A partial view of the large spiral galaxy M81.

A partial view of the large spiral galaxy M81. Japan's Subaru telescope has studied its outskirts, looking for "fossil" remains of smaller galaxies that were devoured by M81.

  • Galaxy M81, 11.7 million light-years away
  • It’s outskirts are different to the Milky Way’s
  • Halo forms through merger of galaxies

Astronomers have used Japan’s giant Subaru telescope to study the outskirts of large spiral galaxy, in an effort to understand more about galaxy growth.

Astronomers think that large galaxies such as our Milky Way, become bigger over time by gobbling up smaller galaxies.

In the case of our Galaxy, there’s plenty of evidence for this process – several actual small galaxies have been spotted crashing into the Milky Way, attracted by its huge gravity. And swarms of stars all moving together within the Milky Way are thought to be the remnants of past episodes of galactic cannibalism.

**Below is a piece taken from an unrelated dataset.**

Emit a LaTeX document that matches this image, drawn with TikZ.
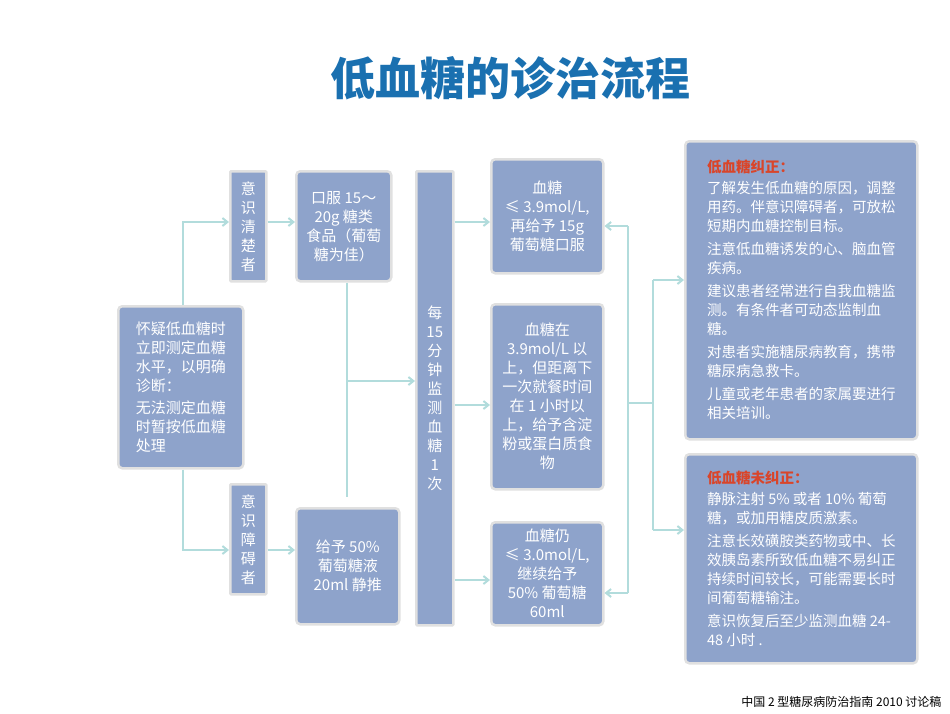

But the “gobbling up” process would not be absolute. Many stars from the smaller galaxies would get left behind, loitering on the outskirts of the Milky Way in a region astronomers call the “halo“.

By studying galaxy halos, astronomers can learn more about these “fossil” remains of past galaxies, and thereby learn more about the process of large galaxy growth.

There are still lots of things we don’t know about the Milky Way’s halo, or galaxy halos in general for that matter. For a start, it’s hard to study our Galaxy’s halo from the “inside”, and most other galaxies are too far away to detailed observations to be made.

Japan's giant Subaru Telescope in Hawaii.

Japan's giant Subaru Telescope in Hawaii.

Outer limits

Enter Japan’s huge 8.2-metre Subaru telescope, situated in Hawaii. Astronomers have used it to make observations of the outskirts of a spiral galaxy called M81, the largest of a group of 30-plus galaxies over 11 million light-years from Earth.

They managed to identify a faint outer region to the galaxy, beyond its bright main section. They also gathered information on enough individual stars in this region to analyse its chemical properties.

They found that what they saw does not quite fit in with the conventional notion of a galaxy halo. It has basically the same type of spread of stars as the Milky Way’s halo, but overall it could be several times brighter and contain nearly twice as much matter in the form of heavy elements.

Questions raised include: does the definition of a halo need to be widened? Do M81’s outskirts have a different structure to the Milky Way’s? Is this because M81 gobbled more or different galaxies in its past, compared to the Milky Way?

Either way, it seems to be becoming clearer that the outer limits of galaxies are more complex than previously expected.